Teal turned on his heel and went back into Scotland Yard, and was lucky enough to catch the day telephone operator, who was just going home.

"They tell me there's been no message from the chief today," said Teal. "But are you certain he didn't speak to anyone on the phone?"

"Yes, Mr. Teal, he did. He spoke to Mr. Cullis about six o'clock. The lines got crossed while I was putting somebody else through, as a matter of fact, and I heard him tell Mr. Cullis to stay on tonight until the chief sent him word again."

Teal nodded.

"Thanks. That's all I wanted to know. Goodnight."

"Goodnight, sir."

Teal changed his mind about going home himself. Instead, he returned to his office, took off his overcoat again, and sat down in the dark with a fresh piece of gum.

The departure of Mr. Assistant Commissioner Cullis from his usual routine was explained, even if nothing else was. But there were still far too many things about which Mr. Teal was in the dark; and he meditated those things, for an hour and a half before light dawned on him in a blinding flash that made him shoot out of his chair as if he had been stung.

A moment afterwards he was tearing through a timetable. And he swore fluently when he found that he had missed the last train to the place where he wanted to go.

He descended the stairs at a surprising speed for a man of his languid appearance, and a few seconds later he was barking at the first man he met.

"Get me a fast Flying Squad car," he said, "and a couple of men with it.

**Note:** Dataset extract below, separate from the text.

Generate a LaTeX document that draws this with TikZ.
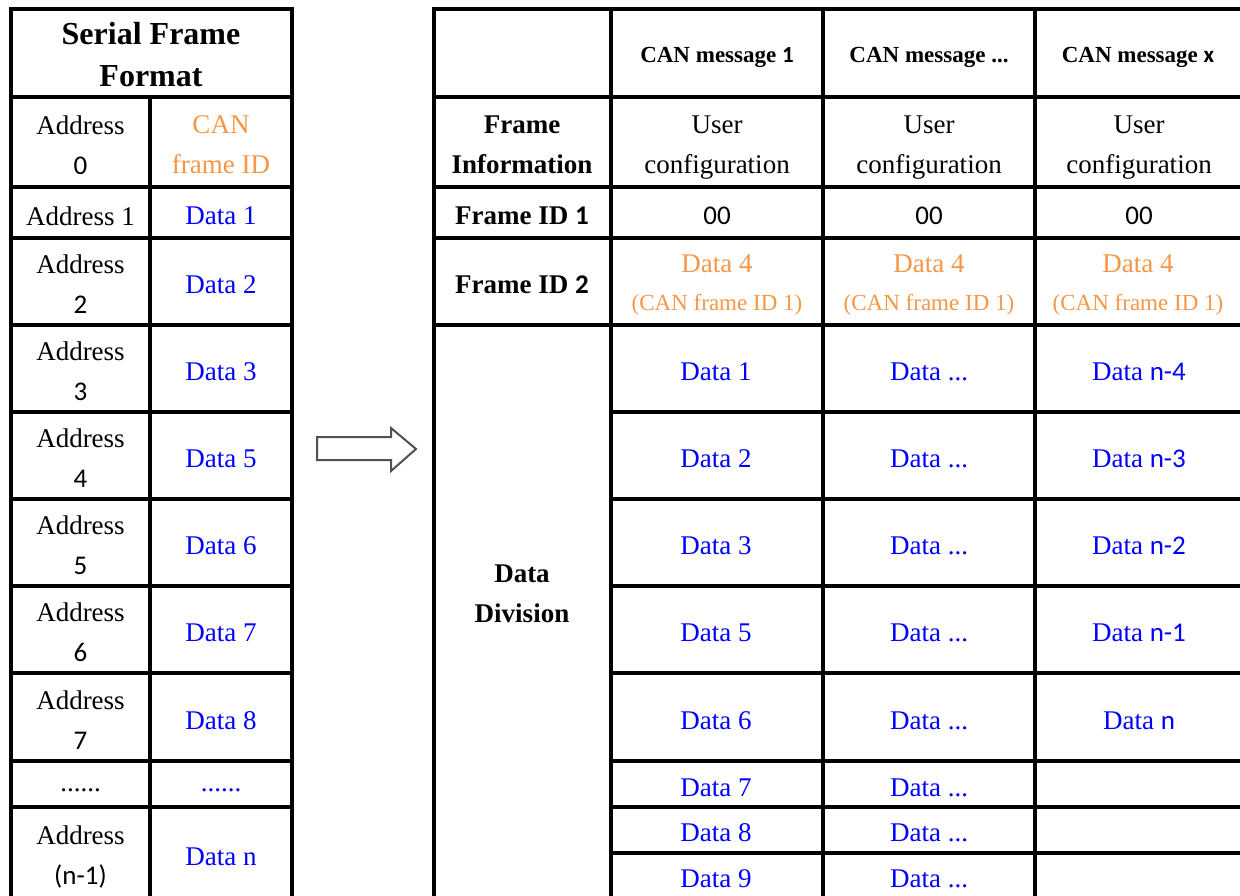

And they'd better be armed!"

The car and the men were outside the Yard within five minutes, and Teal climbed in.

He gave the name of an obscure village in Surrey, and fumed at the delay while the driver consulted a map.

"It's near Guildford, anyway," snapped Teal. "Make for Guildford, and I'll look out the rest while we're going along."

He knew the place was near Guildford, because that was where the telegram which he had intercepted had been handed in; and the prosaic words on the tape pasted across the Inland Telegraph form seemed to stand out in the blackness in letters of fire when he closed his eyes, although they merely conveyed information which should not have been in the least disturbing to a man of Teal's experience.

Have taken Trelawney and Templar. Come down at once.

The message had been signed with the name of the chief commissioner, and it had been sent from Guildford at nine o'clock. An address was given at the end of the message.

It had taken Teal a whole ninety minutes to read between the lines of that simple statement, and, even so, when he thought it over afterwards at his leisure, he was not disposed to consider himself slow on the uptake.